Late in the period, back with his normal centerman Jered Thomas, and the two were forechecking like fiends in the right corner. Thomas got a piece of the puck, then Kuhlman nudged it back ahead, and Thomas whirled and headed for the goal. No angle to shoot at, no teammate to pass to, so it was time for another one of those Hermantown rink-rat plays. Thomas fired a shot at the goalie, and the puck glanced in off his leg at 18:39.
That made it 2-0, and the Bulldogs put a new twist on holding the lead. Tljhey gave up a power play goal to Andrew Oglevie midway through the second period, but they outshot the Fighting Irish 18-8 in the middle period. And in the third, UMD outshot Notre Dame 7-5 for a 35-20 edge in the game. Astounding, that these poised, patient freshmen on defense almost casually forced the Irish to the outside, took the puck away, cleared the zone without any hint of panic — or even urgency — and held the Fighting Irish to 5 shots in the third period.
“We knew we had to try to get them in the second period,” said Notre Dame coach Jeff Jackson. “Because if we got to the third, they’re a shut-down team.”
“We have a bunch of unsung heroes,” said Thomas, who scored only 11 goals this season, but they include the game-winning goals in both the NCAA semifinals and final.
“We got punched in the nose a little in the NCHC tournament,” said Kuhlman. “But we had really good depth up front, and lines one-through-four can all score,”
Maybe. But Kuhlman was named most outstanding player at the Frozen Four after his goal and assist in the final game, and on Tuesday — the day when Kuhlman also signed a pro contract to join the Boston Bruins organization.
Adding to the rich memories these Bulldogs will take into summertime is that UMD scored 47 first-period goals this season, most in the nation. UMD finished 25-16-3, and the 16 losses are the most of any NCAA champion in history. That’s what a season-long learning trek will do for you.
With the Bulldogs facing three Big Ten teams in the Frozen Four, causing Big Ten observers everywhere to declare that league the best. I suggested to a couple of UMD players that they should win the two games to take the championship, and then say — Big Ten? Is that all you got?

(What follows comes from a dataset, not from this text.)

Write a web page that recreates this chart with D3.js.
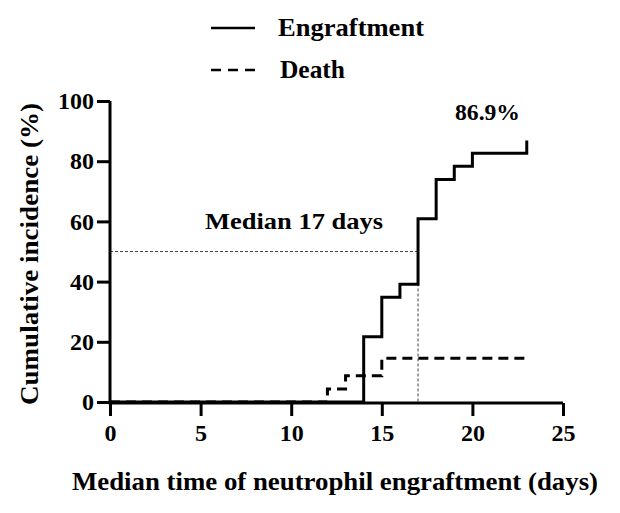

UMD coach Scott Sandelin wasn’t into the heckling, although he did say he got tired of having most of the pre-tournament questions dealing with attempts to validate the Big Ten. And he did mention that he’s going to enjoy this title for a good part of the summer.
Then it will be time to get ready for another season. UMD’s opening game, by the way, is against....Minnesota on October 6.